▶ **Direction**
Make an exact copy of each entry, leaving out every picture.

Figure scripts

──────────────────────────────

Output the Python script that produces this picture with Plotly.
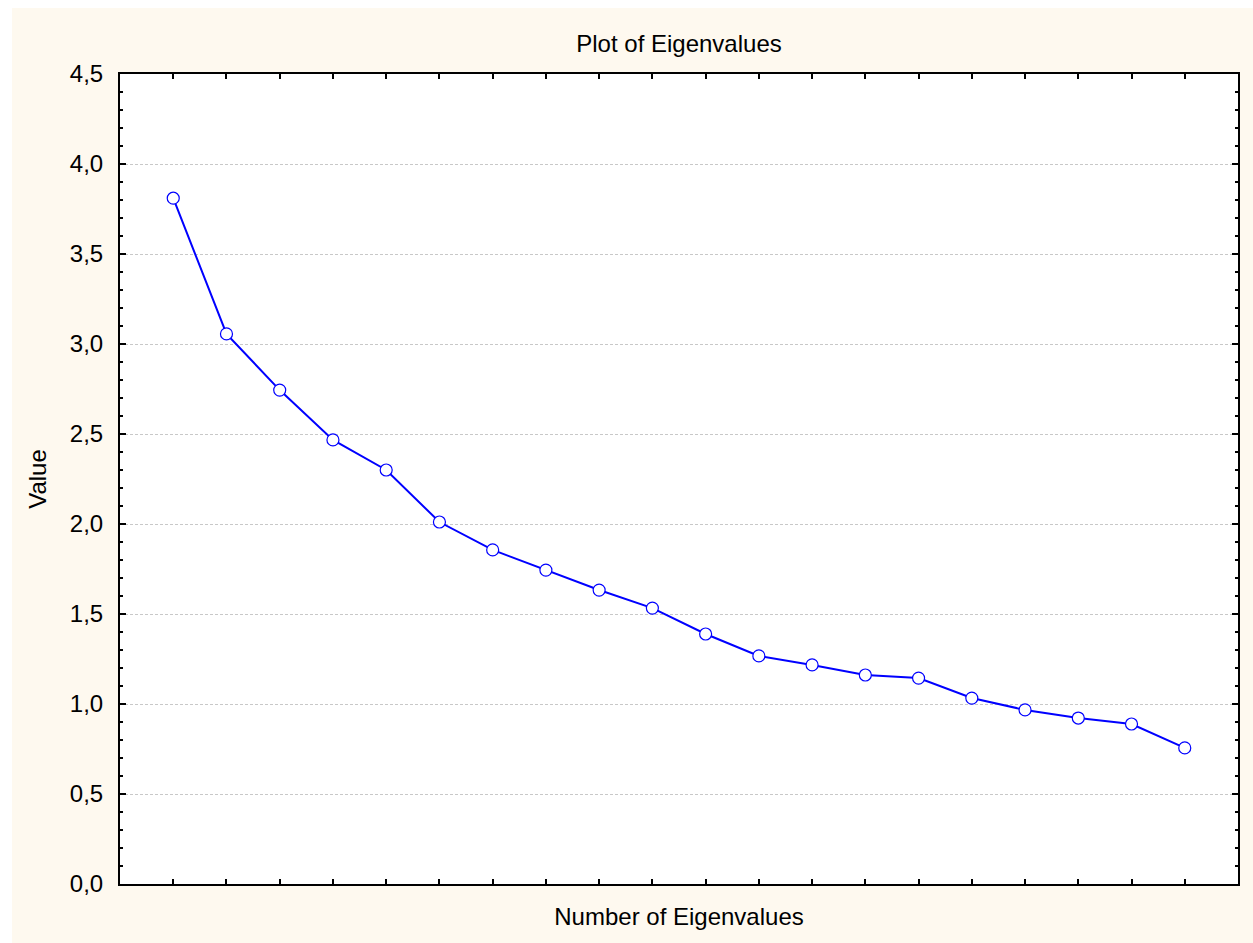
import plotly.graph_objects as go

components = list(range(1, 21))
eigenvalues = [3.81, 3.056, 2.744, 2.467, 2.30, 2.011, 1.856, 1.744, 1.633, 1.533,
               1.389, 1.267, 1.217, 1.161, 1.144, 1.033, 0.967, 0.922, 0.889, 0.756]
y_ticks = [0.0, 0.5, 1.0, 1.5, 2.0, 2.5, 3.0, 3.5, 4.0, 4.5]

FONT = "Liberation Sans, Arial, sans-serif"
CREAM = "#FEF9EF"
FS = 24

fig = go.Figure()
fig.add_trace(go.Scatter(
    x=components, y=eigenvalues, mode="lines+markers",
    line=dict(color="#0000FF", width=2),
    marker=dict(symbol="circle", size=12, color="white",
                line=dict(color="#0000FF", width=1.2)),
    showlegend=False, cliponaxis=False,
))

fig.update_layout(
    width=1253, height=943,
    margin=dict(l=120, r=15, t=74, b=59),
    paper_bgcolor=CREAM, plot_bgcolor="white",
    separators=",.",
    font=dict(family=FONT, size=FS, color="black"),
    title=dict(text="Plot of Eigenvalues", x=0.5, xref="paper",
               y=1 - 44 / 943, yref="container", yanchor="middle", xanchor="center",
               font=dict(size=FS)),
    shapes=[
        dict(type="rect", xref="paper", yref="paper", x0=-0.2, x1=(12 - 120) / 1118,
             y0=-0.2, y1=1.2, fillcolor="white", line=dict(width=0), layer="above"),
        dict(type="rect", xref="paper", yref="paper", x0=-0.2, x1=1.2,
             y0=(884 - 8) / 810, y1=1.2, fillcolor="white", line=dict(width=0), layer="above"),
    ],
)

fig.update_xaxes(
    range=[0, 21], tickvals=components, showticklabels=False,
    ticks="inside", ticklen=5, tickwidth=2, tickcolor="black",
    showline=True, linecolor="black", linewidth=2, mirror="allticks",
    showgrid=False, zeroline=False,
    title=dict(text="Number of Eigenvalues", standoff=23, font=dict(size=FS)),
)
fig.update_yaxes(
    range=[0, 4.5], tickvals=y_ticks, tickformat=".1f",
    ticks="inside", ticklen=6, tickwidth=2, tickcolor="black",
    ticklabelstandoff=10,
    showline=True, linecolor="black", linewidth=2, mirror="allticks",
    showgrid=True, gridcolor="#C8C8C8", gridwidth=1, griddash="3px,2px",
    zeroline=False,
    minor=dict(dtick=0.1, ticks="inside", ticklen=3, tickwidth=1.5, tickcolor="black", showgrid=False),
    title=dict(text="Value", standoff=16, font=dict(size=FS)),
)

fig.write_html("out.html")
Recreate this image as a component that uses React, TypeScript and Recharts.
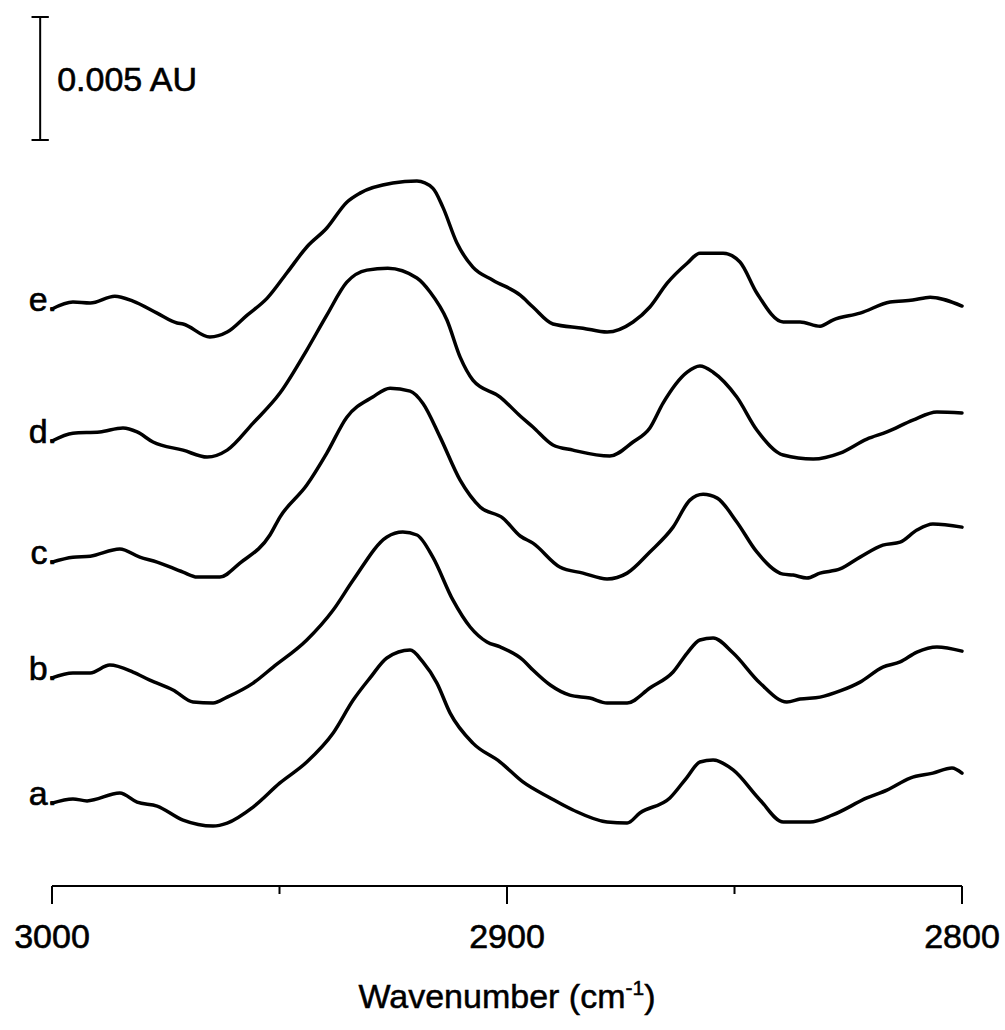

──────────────────────────────

▶ **Response below**
Output the Python script that produces this picture with Plotly.
import plotly.graph_objects as go

components = list(range(1, 21))
eigenvalues = [3.81, 3.056, 2.744, 2.467, 2.30, 2.011, 1.856, 1.744, 1.633, 1.533,
               1.389, 1.267, 1.217, 1.161, 1.144, 1.033, 0.967, 0.922, 0.889, 0.756]
y_ticks = [0.0, 0.5, 1.0, 1.5, 2.0, 2.5, 3.0, 3.5, 4.0, 4.5]

FONT = "Liberation Sans, Arial, sans-serif"
CREAM = "#FEF9EF"
FS = 24

fig = go.Figure()
fig.add_trace(go.Scatter(
    x=components, y=eigenvalues, mode="lines+markers",
    line=dict(color="#0000FF", width=2),
    marker=dict(symbol="circle", size=12, color="white",
                line=dict(color="#0000FF", width=1.2)),
    showlegend=False, cliponaxis=False,
))

fig.update_layout(
    width=1253, height=943,
    margin=dict(l=120, r=15, t=74, b=59),
    paper_bgcolor=CREAM, plot_bgcolor="white",
    separators=",.",
    font=dict(family=FONT, size=FS, color="black"),
    title=dict(text="Plot of Eigenvalues", x=0.5, xref="paper",
               y=1 - 44 / 943, yref="container", yanchor="middle", xanchor="center",
               font=dict(size=FS)),
    shapes=[
        dict(type="rect", xref="paper", yref="paper", x0=-0.2, x1=(12 - 120) / 1118,
             y0=-0.2, y1=1.2, fillcolor="white", line=dict(width=0), layer="above"),
        dict(type="rect", xref="paper", yref="paper", x0=-0.2, x1=1.2,
             y0=(884 - 8) / 810, y1=1.2, fillcolor="white", line=dict(width=0), layer="above"),
    ],
)

fig.update_xaxes(
    range=[0, 21], tickvals=components, showticklabels=False,
    ticks="inside", ticklen=5, tickwidth=2, tickcolor="black",
    showline=True, linecolor="black", linewidth=2, mirror="allticks",
    showgrid=False, zeroline=False,
    title=dict(text="Number of Eigenvalues", standoff=23, font=dict(size=FS)),
)
fig.update_yaxes(
    range=[0, 4.5], tickvals=y_ticks, tickformat=".1f",
    ticks="inside", ticklen=6, tickwidth=2, tickcolor="black",
    ticklabelstandoff=10,
    showline=True, linecolor="black", linewidth=2, mirror="allticks",
    showgrid=True, gridcolor="#C8C8C8", gridwidth=1, griddash="3px,2px",
    zeroline=False,
    minor=dict(dtick=0.1, ticks="inside", ticklen=3, tickwidth=1.5, tickcolor="black", showgrid=False),
    title=dict(text="Value", standoff=16, font=dict(size=FS)),
)

fig.write_html("out.html")
Recreate this image as a component that uses React, TypeScript and Recharts.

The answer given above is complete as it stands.